7. Il suit de là que, compte tenu de l'ensemble des circonstances de l'espèce, notamment de l'adhésion de M. B... à la cause djihadiste, des relations qu'il a entretenues avec des personnes proches ou membres de la mouvance islamiste radicale, de sa volonté manifeste de dissimulation de ses convictions réelles ainsi que de son profil, jeune et influençable, le ministre de l'intérieur, en estimant, par son arrêté du 6 novembre 2020, que sa présence en France constituait une menace grave pour l'ordre public et que son comportement était lié à des activités terroristes et, en conséquence, en prononçant son expulsion du territoire français, n'a commis aucune erreur de droit, ni aucune erreur d'appréciation au regard des dispositions précitées des articles L. 521-1 et L. 521-3 du code de l'entrée et du séjour des étrangers et du droit d'asile.

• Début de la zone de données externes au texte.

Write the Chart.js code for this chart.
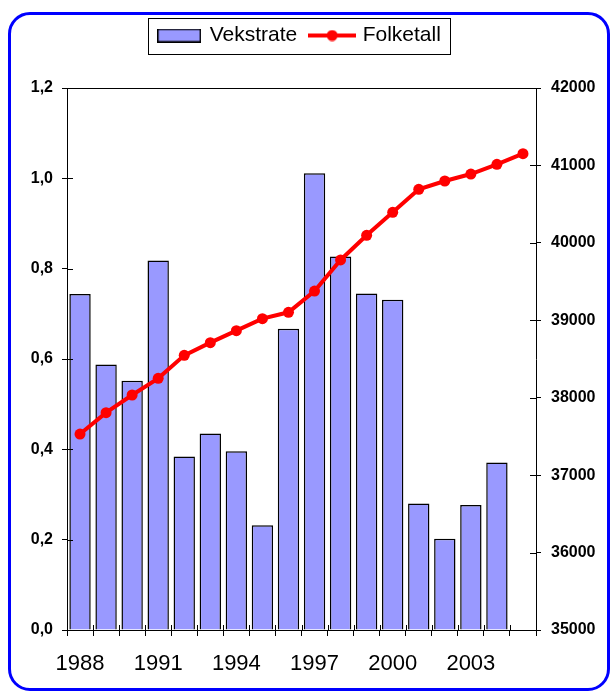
<!DOCTYPE html>
<html>
<head>
<meta charset="utf-8">
<script src="https://cdn.jsdelivr.net/npm/chart.js@4.4.1/dist/chart.umd.min.js"></script>
<style>
body{margin:0;background:#fff;}
#wrap{position:relative;width:611px;height:695px;overflow:hidden;}
#frame{position:absolute;left:8px;top:12px;width:596px;height:673px;border:3px solid #0000ff;border-radius:22px;}
#myChart{position:absolute;left:0;top:0;}
</style>
</head>
<body>
<div id="wrap">
<div id="frame"></div>
<canvas id="myChart" width="611" height="695"></canvas>
</div>
<script>
// data
const years=["1988","1989","1990","1991","1992","1993","1994","1995","1996","1997","1998","1999","2000","2001","2002","2003","2004","2005"];
const vekstrate=[0.744,0.588,0.552,0.818,0.384,0.435,0.396,0.232,0.667,1.011,0.827,0.745,0.731,0.280,0.202,0.277,0.371,null];
const folketall=[37531,37807,38035,38250,38547,38711,38866,39021,39103,39378,39779,40097,40394,40691,40799,40889,41014,41152];
const leftMin=0, leftMax=1.2, leftStep=0.2;
const rightMin=35000, rightMax=42000, rightStep=1000;

const barFill="#9999ff";
const lineRed="#ff0000";
const plainFont="'Liberation Sans',Arial,sans-serif";

// little pictures for the legend symbols
function barSwatch(){
    let c=document.createElement("canvas");
    c.width=44;c.height=14;
    let g=c.getContext("2d");
    g.fillStyle=barFill;
    g.fillRect(0,0,44,14);
    g.strokeStyle="#000";g.lineWidth=1.5;
    g.strokeRect(0.75,0.75,42.5,12.5);
    return c;
}
function lineSwatch(){
    let c=document.createElement("canvas");
    c.width=48;c.height=12;
    let g=c.getContext("2d");
    g.strokeStyle=lineRed;g.lineWidth=4;
    g.beginPath();g.moveTo(0,6);g.lineTo(48,6);g.stroke();
    g.fillStyle=lineRed;
    g.beginPath();g.arc(24,6,5.5,0,Math.PI*2);g.fill();
    return c;
}
const swatches=[barSwatch(),lineSwatch()];

// taller legend box, ticks that cross the axes, border round the legend
const extras={
    id:"extras",
    beforeInit(chart){
        const fit=chart.legend.fit;
        chart.legend.fit=function(){
            fit.bind(chart.legend)();
            this.height+=32;
        }
    },
    afterDraw(chart){
        const ctx=chart.ctx;
        const a=chart.chartArea;
        const yl=chart.scales.y, yr=chart.scales.y1, xs=chart.scales.x;
        ctx.save();
        ctx.strokeStyle="#000";
        ctx.lineWidth=1;
        ctx.beginPath();
        yl.ticks.forEach(t=>{
            let y=Math.round(yl.getPixelForValue(t.value))+0.5;
            ctx.moveTo(a.left,y);ctx.lineTo(a.left+6,y);
        });
        yr.ticks.forEach(t=>{
            let y=Math.round(yr.getPixelForValue(t.value))+0.5;
            ctx.moveTo(a.right-6,y);ctx.lineTo(a.right,y);
        });
        const half=(xs.getPixelForValue(1)-xs.getPixelForValue(0))/2;
        for(let i=0;i<=years.length;i++){
            let x=Math.round(xs.getPixelForValue(i)-half)+0.5;
            ctx.moveTo(x,a.bottom-5);ctx.lineTo(x,a.bottom);
        }
        ctx.stroke();

        const hb=chart.legend.legendHitBoxes;
        if(hb && hb.length){
            const last=hb[hb.length-1];
            const cy=hb[0].top+hb[0].height/2;
            const l=Math.round(hb[0].left-11)+0.5;
            const r=Math.round(last.left+last.width+9)+0.5;
            ctx.strokeStyle="#000";
            ctx.strokeRect(l,Math.round(cy-18)+0.5,r-l,36);
        }
        ctx.restore();
    }
};

let lineChart=new Chart("myChart",{
    type:"bar",
    data:{
        labels:years,
        datasets:[{
            label:"Vekstrate",
            type:"bar",
            data:vekstrate,
            yAxisID:"y",
            backgroundColor:barFill,
            borderColor:"#000",
            borderWidth:1.5,
            barPercentage:0.82,
            categoryPercentage:1,
            order:2
        },{
            label:"Folketall",
            type:"line",
            data:folketall,
            yAxisID:"y1",
            borderColor:lineRed,
            backgroundColor:lineRed,
            borderWidth:4,
            pointRadius:5.5,
            pointBackgroundColor:lineRed,
            pointBorderWidth:0,
            lineTension:0,
            order:1
        }]
    },
    options:{
        responsive:false,
        animation:false,
        layout:{padding:{left:-11,right:0,top:10,bottom:0}},
        plugins:{
            tooltip:{enabled:false},
            title:{display:false},
            legend:{
                display:true,
                position:"top",
                labels:{
                    usePointStyle:true,
                    pointStyleWidth:40,
                    padding:15,
                    color:"#000",
                    font:{family:plainFont,size:21},
                    sort:(a,b)=>a.datasetIndex-b.datasetIndex,
                    generateLabels:(chart)=>{
                        let items=Chart.defaults.plugins.legend.labels.generateLabels(chart);
                        items.forEach(it=>{it.pointStyle=swatches[it.datasetIndex];});
                        return items;
                    }
                }
            }
        },
        scales:{
            x:{
                offset:true,
                grid:{display:true,offset:true,drawOnChartArea:false,tickLength:6,color:"#000"},
                border:{color:"#000"},
                ticks:{
                    autoSkip:false,maxRotation:0,minRotation:0,padding:15,color:"#000",
                    font:{family:plainFont,size:22},
                    callback:(v,i)=> i%3===0 ? years[i] : ""
                },
                afterFit:(s)=>{s.height=65}
            },
            y:{
                position:"left",
                min:leftMin,max:leftMax,
                grid:{
                    drawOnChartArea:true,tickLength:5,tickColor:"#000",
                    color:(c)=> c.tick && Math.abs(c.tick.value-leftMax)<1e-6 ? "#000" : "rgba(0,0,0,0)"
                },
                border:{color:"#000"},
                ticks:{
                    stepSize:leftStep,padding:9,color:"#000",
                    font:{family:plainFont,size:16,weight:"bold"},
                    callback:(v)=> v.toFixed(1).replace(".",",")
                },
                afterFit:(s)=>{s.width=78}
            },
            y1:{
                position:"right",
                min:rightMin,max:rightMax,
                grid:{drawOnChartArea:false,tickLength:5,color:"#000"},
                border:{color:"#000"},
                ticks:{
                    stepSize:rightStep,padding:10,color:"#000",
                    font:{family:plainFont,size:16,weight:"bold"},
                    callback:(v)=> String(v)
                },
                afterFit:(s)=>{s.width=75}
            }
        }
    },
    plugins:[extras]
})
</script>
</body>
</html>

8. Il résulte de ce qui précède que le ministre de l'intérieur est fondé à soutenir que c'est à tort que le tribunal administratif de Paris a annulé ses arrêtés des 6 novembre 2020 et 18 décembre 2020 au motif d'une méconnaissance des dispositions de l'article L. 521-3 du code de l'entrée et du séjour des étrangers et du droit d'asile.
9. Toutefois, il appartient à la Cour, saisie de l'ensemble du litige par l'effet dévolutif de l'appel, d'examiner les autres moyens soulevés par M. B... devant le tribunal administratif de Paris et devant la Cour.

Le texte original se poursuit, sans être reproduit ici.